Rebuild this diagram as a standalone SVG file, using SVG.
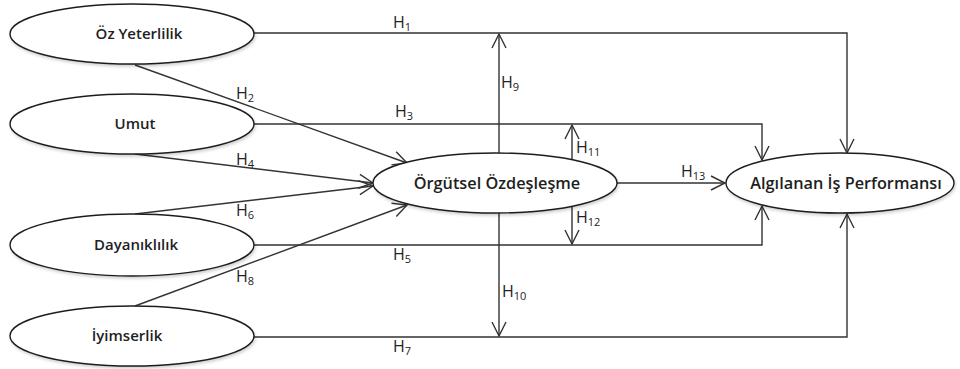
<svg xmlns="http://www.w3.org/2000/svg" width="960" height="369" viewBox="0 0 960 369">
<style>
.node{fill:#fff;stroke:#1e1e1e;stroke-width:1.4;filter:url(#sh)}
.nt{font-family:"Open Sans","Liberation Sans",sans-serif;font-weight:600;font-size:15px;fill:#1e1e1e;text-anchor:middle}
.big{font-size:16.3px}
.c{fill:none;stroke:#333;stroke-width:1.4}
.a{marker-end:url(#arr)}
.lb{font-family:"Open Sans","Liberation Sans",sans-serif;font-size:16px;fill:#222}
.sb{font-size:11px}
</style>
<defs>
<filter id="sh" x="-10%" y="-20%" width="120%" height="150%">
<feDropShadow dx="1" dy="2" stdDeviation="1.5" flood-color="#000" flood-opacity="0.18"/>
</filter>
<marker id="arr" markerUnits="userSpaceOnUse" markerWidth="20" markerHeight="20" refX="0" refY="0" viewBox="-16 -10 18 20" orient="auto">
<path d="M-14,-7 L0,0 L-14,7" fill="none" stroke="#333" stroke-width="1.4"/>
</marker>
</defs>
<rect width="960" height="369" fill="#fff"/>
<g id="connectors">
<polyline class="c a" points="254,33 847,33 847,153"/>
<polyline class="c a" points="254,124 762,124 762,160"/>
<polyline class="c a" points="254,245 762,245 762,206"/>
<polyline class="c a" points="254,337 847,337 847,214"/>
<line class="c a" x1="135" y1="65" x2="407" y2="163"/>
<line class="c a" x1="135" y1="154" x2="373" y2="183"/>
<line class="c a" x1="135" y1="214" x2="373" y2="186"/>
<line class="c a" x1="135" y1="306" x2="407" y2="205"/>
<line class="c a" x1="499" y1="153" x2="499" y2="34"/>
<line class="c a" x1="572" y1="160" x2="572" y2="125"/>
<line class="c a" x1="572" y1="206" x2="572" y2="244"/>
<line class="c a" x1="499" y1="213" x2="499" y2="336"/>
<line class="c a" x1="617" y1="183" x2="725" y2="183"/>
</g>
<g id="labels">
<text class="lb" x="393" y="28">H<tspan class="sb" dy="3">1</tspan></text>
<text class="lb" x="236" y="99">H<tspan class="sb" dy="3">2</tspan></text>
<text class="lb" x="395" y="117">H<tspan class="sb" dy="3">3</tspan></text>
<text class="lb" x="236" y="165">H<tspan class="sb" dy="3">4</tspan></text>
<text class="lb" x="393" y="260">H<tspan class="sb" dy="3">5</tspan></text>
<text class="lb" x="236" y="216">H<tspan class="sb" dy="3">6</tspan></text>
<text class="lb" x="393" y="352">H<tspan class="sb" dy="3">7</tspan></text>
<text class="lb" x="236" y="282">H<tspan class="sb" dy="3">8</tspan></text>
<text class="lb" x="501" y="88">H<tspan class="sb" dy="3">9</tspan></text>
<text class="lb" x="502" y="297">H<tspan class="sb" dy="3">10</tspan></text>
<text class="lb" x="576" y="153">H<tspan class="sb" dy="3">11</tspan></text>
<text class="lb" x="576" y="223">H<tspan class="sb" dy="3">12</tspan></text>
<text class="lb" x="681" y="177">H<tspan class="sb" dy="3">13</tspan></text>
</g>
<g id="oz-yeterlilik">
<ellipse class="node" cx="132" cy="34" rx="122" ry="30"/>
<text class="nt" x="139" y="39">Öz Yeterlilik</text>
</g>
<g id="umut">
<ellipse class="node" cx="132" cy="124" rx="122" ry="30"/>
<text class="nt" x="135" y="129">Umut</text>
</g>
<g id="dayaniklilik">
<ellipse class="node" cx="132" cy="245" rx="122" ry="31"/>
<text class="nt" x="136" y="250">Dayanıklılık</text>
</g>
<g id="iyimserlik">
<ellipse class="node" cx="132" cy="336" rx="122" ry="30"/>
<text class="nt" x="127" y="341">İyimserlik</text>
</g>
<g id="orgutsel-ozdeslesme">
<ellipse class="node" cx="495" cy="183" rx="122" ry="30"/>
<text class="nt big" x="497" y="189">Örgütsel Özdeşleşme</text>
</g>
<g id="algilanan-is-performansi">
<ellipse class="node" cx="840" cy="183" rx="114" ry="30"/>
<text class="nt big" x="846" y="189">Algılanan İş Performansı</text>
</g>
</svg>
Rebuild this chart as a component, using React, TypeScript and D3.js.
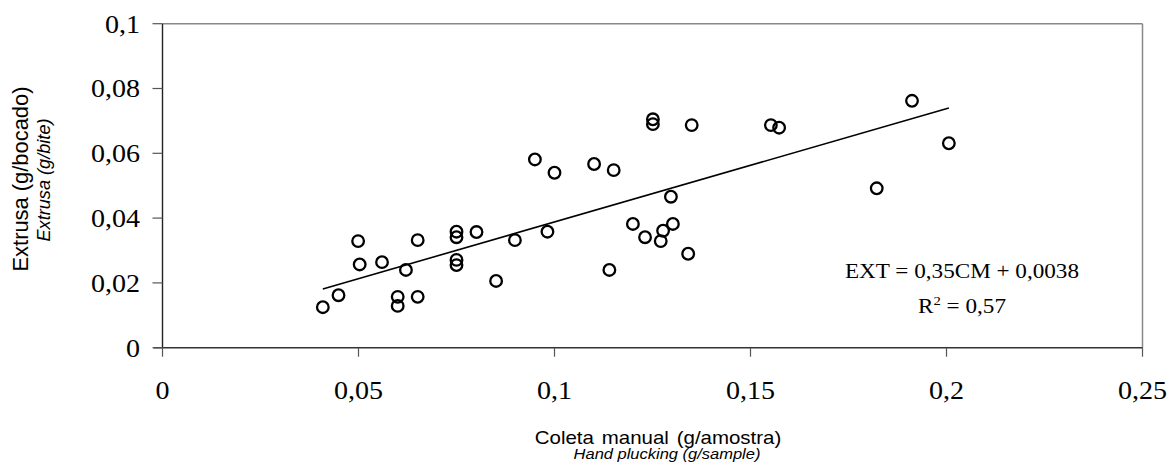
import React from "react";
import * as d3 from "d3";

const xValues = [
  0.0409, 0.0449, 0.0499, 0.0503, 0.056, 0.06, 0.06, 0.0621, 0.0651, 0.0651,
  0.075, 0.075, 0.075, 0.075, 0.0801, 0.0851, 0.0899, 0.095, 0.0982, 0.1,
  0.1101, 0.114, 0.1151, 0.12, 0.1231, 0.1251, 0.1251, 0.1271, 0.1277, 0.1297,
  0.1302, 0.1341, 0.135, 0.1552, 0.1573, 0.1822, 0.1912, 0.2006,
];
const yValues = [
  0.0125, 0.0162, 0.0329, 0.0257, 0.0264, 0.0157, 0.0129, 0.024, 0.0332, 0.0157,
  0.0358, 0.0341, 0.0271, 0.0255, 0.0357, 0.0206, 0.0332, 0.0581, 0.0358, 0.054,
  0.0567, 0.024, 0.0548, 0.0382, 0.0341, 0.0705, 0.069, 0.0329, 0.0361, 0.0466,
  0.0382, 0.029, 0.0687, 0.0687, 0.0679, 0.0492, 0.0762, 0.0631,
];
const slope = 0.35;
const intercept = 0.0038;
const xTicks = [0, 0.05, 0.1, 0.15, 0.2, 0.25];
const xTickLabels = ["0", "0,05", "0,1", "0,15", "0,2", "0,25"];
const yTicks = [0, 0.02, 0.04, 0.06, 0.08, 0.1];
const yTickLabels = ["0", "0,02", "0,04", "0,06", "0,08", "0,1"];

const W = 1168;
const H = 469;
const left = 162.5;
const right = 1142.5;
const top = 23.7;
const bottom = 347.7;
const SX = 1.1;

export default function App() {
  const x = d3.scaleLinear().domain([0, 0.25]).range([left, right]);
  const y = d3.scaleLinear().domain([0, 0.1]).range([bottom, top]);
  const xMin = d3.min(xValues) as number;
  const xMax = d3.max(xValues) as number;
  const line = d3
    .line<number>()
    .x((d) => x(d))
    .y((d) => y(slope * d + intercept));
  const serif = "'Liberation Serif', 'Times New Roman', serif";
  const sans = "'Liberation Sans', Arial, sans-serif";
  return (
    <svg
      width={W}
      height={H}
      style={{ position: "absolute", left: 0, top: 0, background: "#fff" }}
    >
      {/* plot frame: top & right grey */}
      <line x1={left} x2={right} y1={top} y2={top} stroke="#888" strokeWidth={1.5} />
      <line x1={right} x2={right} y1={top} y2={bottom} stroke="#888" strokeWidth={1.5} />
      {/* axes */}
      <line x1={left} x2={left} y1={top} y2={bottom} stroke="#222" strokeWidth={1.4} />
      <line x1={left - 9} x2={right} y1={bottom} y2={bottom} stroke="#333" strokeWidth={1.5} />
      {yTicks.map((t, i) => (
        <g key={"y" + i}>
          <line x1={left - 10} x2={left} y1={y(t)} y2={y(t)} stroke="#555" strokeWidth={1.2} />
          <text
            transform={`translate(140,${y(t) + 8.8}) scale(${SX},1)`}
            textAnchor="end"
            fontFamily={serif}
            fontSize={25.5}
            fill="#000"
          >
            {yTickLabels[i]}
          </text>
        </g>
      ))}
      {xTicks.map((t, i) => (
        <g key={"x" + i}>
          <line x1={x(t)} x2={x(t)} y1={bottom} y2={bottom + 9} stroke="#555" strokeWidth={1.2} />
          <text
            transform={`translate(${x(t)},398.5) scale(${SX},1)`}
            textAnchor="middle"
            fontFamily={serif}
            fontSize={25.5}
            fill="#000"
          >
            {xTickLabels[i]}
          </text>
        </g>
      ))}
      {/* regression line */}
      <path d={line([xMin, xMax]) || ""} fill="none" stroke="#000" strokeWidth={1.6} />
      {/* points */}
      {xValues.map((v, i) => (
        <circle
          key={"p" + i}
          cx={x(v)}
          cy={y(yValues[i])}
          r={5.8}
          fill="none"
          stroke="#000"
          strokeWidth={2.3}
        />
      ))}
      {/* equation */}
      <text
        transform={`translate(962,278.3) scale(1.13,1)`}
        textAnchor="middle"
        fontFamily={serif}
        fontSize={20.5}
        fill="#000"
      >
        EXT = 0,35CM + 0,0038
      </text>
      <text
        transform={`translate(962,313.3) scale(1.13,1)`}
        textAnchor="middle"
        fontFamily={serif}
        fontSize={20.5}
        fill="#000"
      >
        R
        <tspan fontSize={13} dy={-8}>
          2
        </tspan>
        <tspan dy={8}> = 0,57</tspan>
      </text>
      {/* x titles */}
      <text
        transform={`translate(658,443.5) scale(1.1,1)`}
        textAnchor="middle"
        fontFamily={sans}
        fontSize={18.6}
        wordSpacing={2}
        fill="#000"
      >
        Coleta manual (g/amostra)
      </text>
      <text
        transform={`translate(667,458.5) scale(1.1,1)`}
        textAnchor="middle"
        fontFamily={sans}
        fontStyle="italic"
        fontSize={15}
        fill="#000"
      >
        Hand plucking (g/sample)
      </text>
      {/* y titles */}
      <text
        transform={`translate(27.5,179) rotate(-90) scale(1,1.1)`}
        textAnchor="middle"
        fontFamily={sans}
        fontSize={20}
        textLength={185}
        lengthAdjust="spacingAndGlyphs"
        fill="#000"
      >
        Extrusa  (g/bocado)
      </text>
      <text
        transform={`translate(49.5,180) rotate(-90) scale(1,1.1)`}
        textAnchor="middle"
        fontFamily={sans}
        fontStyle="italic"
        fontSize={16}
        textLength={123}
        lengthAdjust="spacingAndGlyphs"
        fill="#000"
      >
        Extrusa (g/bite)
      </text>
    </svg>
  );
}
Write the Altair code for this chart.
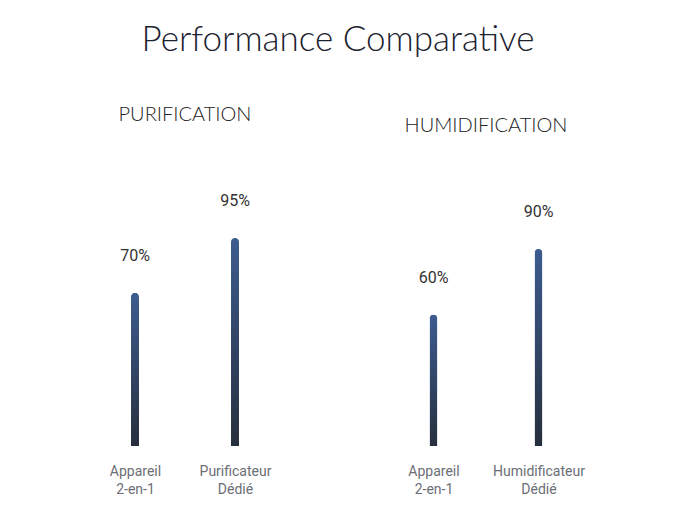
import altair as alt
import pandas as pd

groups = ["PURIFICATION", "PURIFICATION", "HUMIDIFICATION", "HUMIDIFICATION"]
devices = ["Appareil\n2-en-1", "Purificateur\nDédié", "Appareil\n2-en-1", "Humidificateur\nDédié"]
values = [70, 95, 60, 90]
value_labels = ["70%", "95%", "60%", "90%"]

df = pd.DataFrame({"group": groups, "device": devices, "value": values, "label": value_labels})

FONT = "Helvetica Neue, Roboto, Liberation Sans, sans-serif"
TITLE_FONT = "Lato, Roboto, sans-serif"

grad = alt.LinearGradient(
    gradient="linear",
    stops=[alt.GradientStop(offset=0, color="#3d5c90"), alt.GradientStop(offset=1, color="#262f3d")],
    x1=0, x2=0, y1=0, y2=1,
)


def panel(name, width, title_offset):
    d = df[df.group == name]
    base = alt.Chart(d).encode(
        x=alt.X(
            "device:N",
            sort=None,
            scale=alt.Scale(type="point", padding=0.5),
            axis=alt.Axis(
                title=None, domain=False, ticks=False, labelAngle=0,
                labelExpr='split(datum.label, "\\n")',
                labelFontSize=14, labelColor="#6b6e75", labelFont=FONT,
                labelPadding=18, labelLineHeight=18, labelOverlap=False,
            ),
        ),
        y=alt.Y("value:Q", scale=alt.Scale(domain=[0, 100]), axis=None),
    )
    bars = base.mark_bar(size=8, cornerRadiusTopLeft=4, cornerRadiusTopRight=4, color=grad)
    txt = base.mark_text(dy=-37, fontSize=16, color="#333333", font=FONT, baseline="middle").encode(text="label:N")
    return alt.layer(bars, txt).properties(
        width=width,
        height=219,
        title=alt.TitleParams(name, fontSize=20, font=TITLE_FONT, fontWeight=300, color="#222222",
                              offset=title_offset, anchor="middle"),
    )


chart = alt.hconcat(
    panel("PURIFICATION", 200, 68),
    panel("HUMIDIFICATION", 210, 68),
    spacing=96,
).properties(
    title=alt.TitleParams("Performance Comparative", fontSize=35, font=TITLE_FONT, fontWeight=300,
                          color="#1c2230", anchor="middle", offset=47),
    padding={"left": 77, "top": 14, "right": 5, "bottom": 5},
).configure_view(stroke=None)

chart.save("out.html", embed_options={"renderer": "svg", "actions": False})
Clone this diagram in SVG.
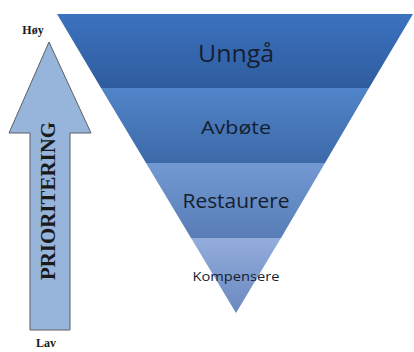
***
> [Task requirements] Across the entries, how many lines contain "Rebuild"? Reply with the number only.

> [Solved problem] 2